On October 12, 1961, Hoover sent a memo to the SACs of field offices already participating in COINTELPRO-CPUSA, instructing them to initiate a similar disruption program against the SWP. Hoover was particularly concerned that the SWP was running candidates for public office, as well as supporting Cuba and the budding civil rights movement.
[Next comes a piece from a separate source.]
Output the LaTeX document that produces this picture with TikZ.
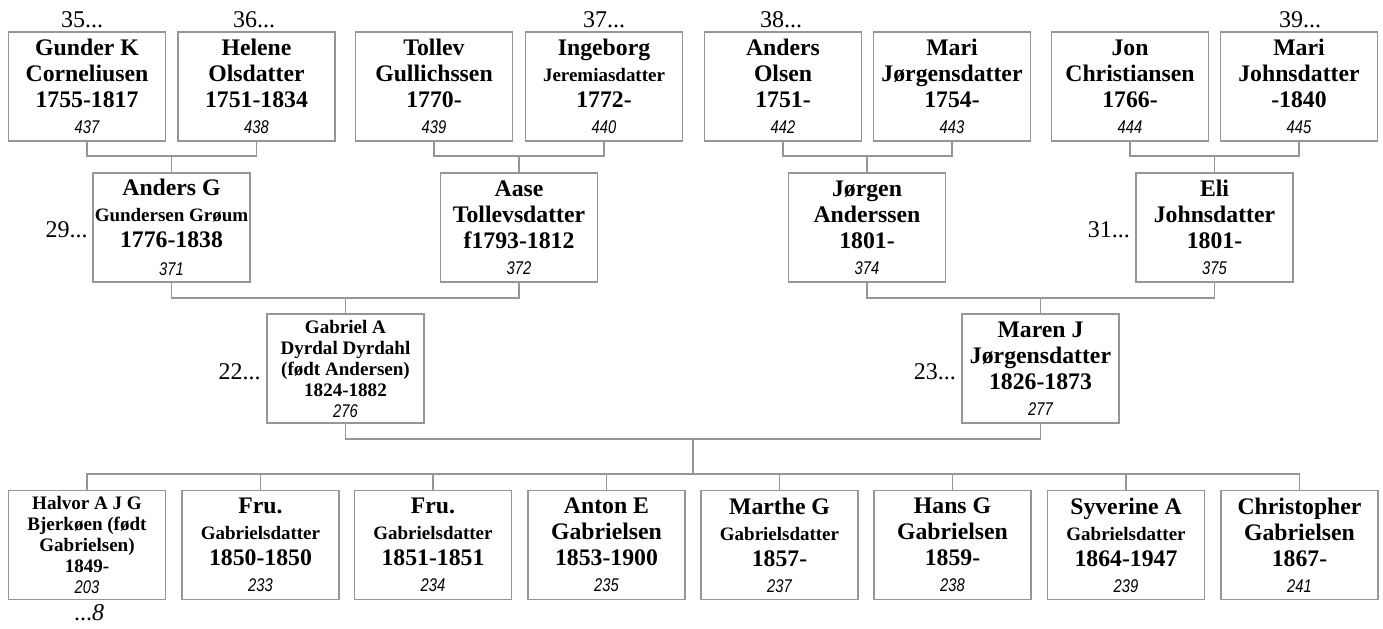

Nothing in Hoover’s memo indicated that the SWP was engaged in anything remotely illegal—on the contrary, running candidates for public office can only be considered one of the most fundamental forms of participation in the American democratic process.
For the next ten years, the FBI concentrated on sabotaging the SWP’s electoral efforts, provoking internal disputes, exacerbating animosity between the SWP and the CP, exposing and hounding individual SWP members through anonymous letters, and undermining the party’s active participation in the civil rights and antiwar movements.
In Orange, New Jersey, for just one example, the bureau went after Walter Elliott, an automobile salesman and the scoutmaster of a local Boy Scout troop, for no other reason than that his wife was a member of the SWP. “Individuals who have subversive backgrounds,” said an internal FBI memo, “especially those as Elliott who remain in the scouting movement for the expressed purpose of influencing young minds, represent a distinct threat to the goal of the scouting movement and should be removed or neutralized.”24 Unable to locate any derogatory material by which the bureau could anonymously discredit him, an FBI agent finally called the national headquarters of the Boy Scouts and extracted an assurance that Elliott’s tenure as a scoutmaster would not be extended past his current term.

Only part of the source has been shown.